Analysis solutions provider Epistemic is rethinking the way Online
Analytical Processing (OLAP) is used with its latest software
release.
With Version 2.0 of the Java-based Epistemic Analytics Toolkit, due
out in July, the company is supporting Web services to help
companies reach the next phase of enterprise applications, such as
ERP (enterprise resource planning), CRM (customer relationship
management), and SCM (supply-chain management), according to Vidur
Dhanda, founder of the company.
"Analytics is the second phase of enterprise software. The first
phase is getting the data in the applications. Now that we've got
the data, the question becomes what to do with it," Dhanda said.
"There is a value to bringing together the ERP and CRM with the
financials."
Web services protocols Soap (Simple Object Access Protocol) and
WSDL (Web Services Description Language) enable Epistemic to impart
analytics on data sources, Dhanda said.
"The Web services interface essentially provides an analytics
utility as a true service. Given that our toolkit is datasource
agnostic, we can inject analytics into a workflow or business
process," Dhanda said.
That allows manual processes to be more automated than they
currently are, Dhanda added. For instance, users can put rules into
an OLAP engine, and then look at a multi-dimensional view.
The toolkit also includes what Dhanda called Dynamic OLAP, or the
ability for users to define metrics and rules on the fly. So if a
user wants to know who is buying yellow socks, where, and at which
store types, that analysis can be run. And when the user then wants
to alter the analysis to find out which buyers of yellow socks also
buy blue socks that can be done as well.
"You don't have to bring the data to the process, you can bring the
process to the data," Dhanda said.
He added that the advantages include faster analytics, and more
accurate results because data can be pulled from a variety of
sources, be it enterprise applications or databases.
"The goal is to project the model onto the data, thereby reducing
latency, that being the time it takes to run the analytics," said
Bob Moran, vice-president and managing director of data knowledge
and analytics, at Aberdeen Group, a consultancy in Boston.
Moran continued, however, that Epistemic's approach to solving the
latency problem is only one of several, and that companies can also
use caching or delta management, which is the practice of sending
off only changes to data.
Epistemic is not the only analytics company to support Web
services.
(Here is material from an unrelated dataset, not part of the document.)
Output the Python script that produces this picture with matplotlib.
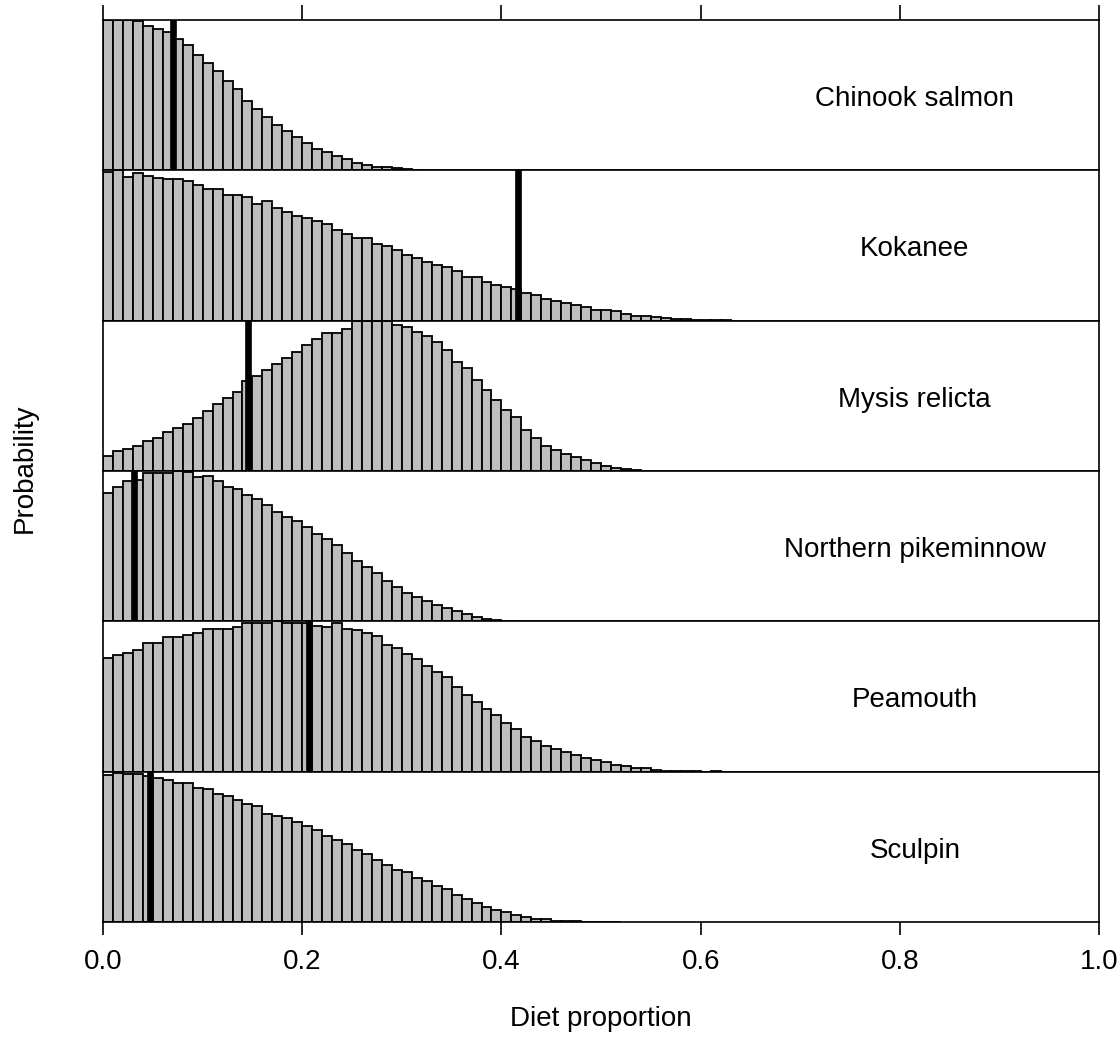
import numpy as np
import matplotlib
matplotlib.use("Agg")
import matplotlib.pyplot as plt

plt.rcParams['font.family'] = ['Liberation Sans', 'DejaVu Sans']

# Posterior diet proportions: histogram heights (scaled to panel height), bin width 0.01
bin_width = 0.01

species = ["Chinook salmon", "Kokanee", "Mysis relicta",
           "Northern pikeminnow", "Peamouth", "Sculpin"]

chinook = [1.0, 1.0, 1.0, 0.996, 0.96, 0.938, 0.922, 0.871, 0.833, 0.767,
           0.716, 0.66, 0.593, 0.54, 0.462, 0.407, 0.356, 0.304, 0.262, 0.222,
           0.182, 0.144, 0.122, 0.093, 0.076, 0.049, 0.036, 0.024, 0.022, 0.012,
           0.006, 0.003]

kokanee = [0.99, 1.0, 0.956, 0.985, 0.96, 0.951, 0.94, 0.94, 0.927, 0.9,
           0.874, 0.874, 0.834, 0.834, 0.823, 0.773, 0.799, 0.746, 0.72, 0.695,
           0.68, 0.664, 0.64, 0.603, 0.574, 0.547, 0.547, 0.51, 0.497, 0.47,
           0.437, 0.419, 0.393, 0.371, 0.355, 0.327, 0.287, 0.287, 0.26, 0.238,
           0.221, 0.212, 0.183, 0.168, 0.146, 0.128, 0.117, 0.102, 0.088, 0.073,
           0.073, 0.062, 0.046, 0.033, 0.033, 0.022, 0.015, 0.01, 0.008, 0.005,
           0.003, 0.002, 0.001]

mysis = [0.102, 0.133, 0.144, 0.169, 0.196, 0.222, 0.262, 0.284, 0.313, 0.351,
         0.396, 0.444, 0.484, 0.524, 0.596, 0.633, 0.673, 0.711, 0.751, 0.791,
         0.84, 0.88, 0.918, 0.918, 0.947, 1.0, 1.0, 1.0, 0.995, 0.973,
         0.96, 0.924, 0.896, 0.858, 0.807, 0.724, 0.684, 0.607, 0.54, 0.473,
         0.407, 0.356, 0.273, 0.222, 0.169, 0.14, 0.115, 0.09, 0.07, 0.05,
         0.035, 0.02, 0.01, 0.004]

pikeminnow = [0.851, 0.891, 0.933, 0.94, 0.984, 0.984, 0.984, 1.0, 0.991, 0.958,
              0.969, 0.933, 0.891, 0.88, 0.84, 0.813, 0.773, 0.729, 0.691, 0.667,
              0.629, 0.584, 0.547, 0.507, 0.456, 0.402, 0.362, 0.324, 0.271, 0.229,
              0.191, 0.162, 0.135, 0.11, 0.09, 0.07, 0.05, 0.03, 0.013, 0.006,
              0.003, 0.002]

peamouth = [0.757, 0.779, 0.792, 0.812, 0.857, 0.857, 0.896, 0.896, 0.912, 0.925,
            0.947, 0.947, 0.947, 0.962, 0.99, 0.99, 0.99, 1.0, 0.99, 0.99,
            0.99, 0.967, 0.962, 0.99, 0.951, 0.94, 0.925, 0.901, 0.845, 0.823,
            0.784, 0.746, 0.704, 0.664, 0.627, 0.561, 0.51, 0.466, 0.415, 0.377,
            0.322, 0.283, 0.23, 0.205, 0.168, 0.152, 0.13, 0.113, 0.091, 0.075,
            0.064, 0.046, 0.035, 0.022, 0.022, 0.009, 0.006, 0.004, 0.003, 0.002,
            0.0, 0.002]

sculpin = [0.98, 0.991, 0.984, 0.984, 0.969, 0.958, 0.942, 0.924, 0.924, 0.891,
           0.887, 0.851, 0.836, 0.809, 0.784, 0.769, 0.718, 0.707, 0.691, 0.662,
           0.636, 0.609, 0.573, 0.547, 0.518, 0.48, 0.453, 0.413, 0.376, 0.347,
           0.33, 0.29, 0.273, 0.242, 0.22, 0.18, 0.151, 0.129, 0.098, 0.08,
           0.064, 0.047, 0.031, 0.018, 0.018, 0.007, 0.005, 0.004, 0.003, 0.002,
           0.0, 0.002]

# Reference proportion for each prey, shown as a thick vertical bar
reference = [0.0706, 0.417, 0.146, 0.031, 0.207, 0.047]

x_ticks = [0.0, 0.2, 0.4, 0.6, 0.8, 1.0]
x_ticklabels = ["0.0", "0.2", "0.4", "0.6", "0.8", "1.0"]

heights_all = [chinook, kokanee, mysis, pikeminnow, peamouth, sculpin]

fig = plt.figure(figsize=(11.2, 10.4), dpi=100)
axes = fig.subplots(6, 1, sharex=True, gridspec_kw=dict(hspace=0))
fig.subplots_adjust(left=0.092, right=0.9813, top=0.9808, bottom=0.1135)

FS = 20
for i, (ax, name, h, ref) in enumerate(zip(axes, species, heights_all, reference)):
    h = np.asarray(h)
    left = np.arange(len(h)) * bin_width
    ax.bar(left, h, width=bin_width, align='edge', color='#BEBEBE',
           edgecolor='black', linewidth=1.3, zorder=2)
    ax.axvline(ref, color='black', linewidth=4.8, zorder=3)
    ax.set_xlim(0, 1)
    ax.set_ylim(0, 1)
    ax.set_yticks([])
    for sp in ax.spines.values():
        sp.set_linewidth(1.2)
        sp.set_zorder(4)
    ax.text(0.815, 0.475, name, fontsize=FS, ha='center', va='center')
    if i == 0:
        ax.xaxis.set_ticks_position('top')
        ax.tick_params(axis='x', which='both', direction='out', length=11,
                       width=1.2, labeltop=False, labelbottom=False, top=True,
                       bottom=False)
    elif i == len(axes) - 1:
        ax.tick_params(axis='x', which='both', direction='out', length=9.5,
                       width=1.2, labelbottom=True, labelsize=FS, pad=10,
                       bottom=True, top=False)
    else:
        ax.tick_params(axis='x', which='both', bottom=False, top=False,
                       labelbottom=False, labeltop=False)

axes[-1].set_xticks(x_ticks)
axes[-1].set_xticklabels(x_ticklabels)
axes[-1].set_xlabel("Diet proportion", fontsize=FS, labelpad=22)
fig.text(0.022, 0.55, "Probability", rotation=90, fontsize=FS,
         ha='center', va='center')

fig.savefig("out.png", dpi=100)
Business Objects earlier this year announced a Web
services software development kit designed to extend the reach of
business intelligence applications and extranets as Web services,
which will be available later this month.
In addition to the Web services support in Epistemic Analytics
Toolkit, Version 2.0 includes performance gains and tweaks on the
information delivery end that make it easier to develop Web-based
applications without bothering with HTML coding, Dhanda said.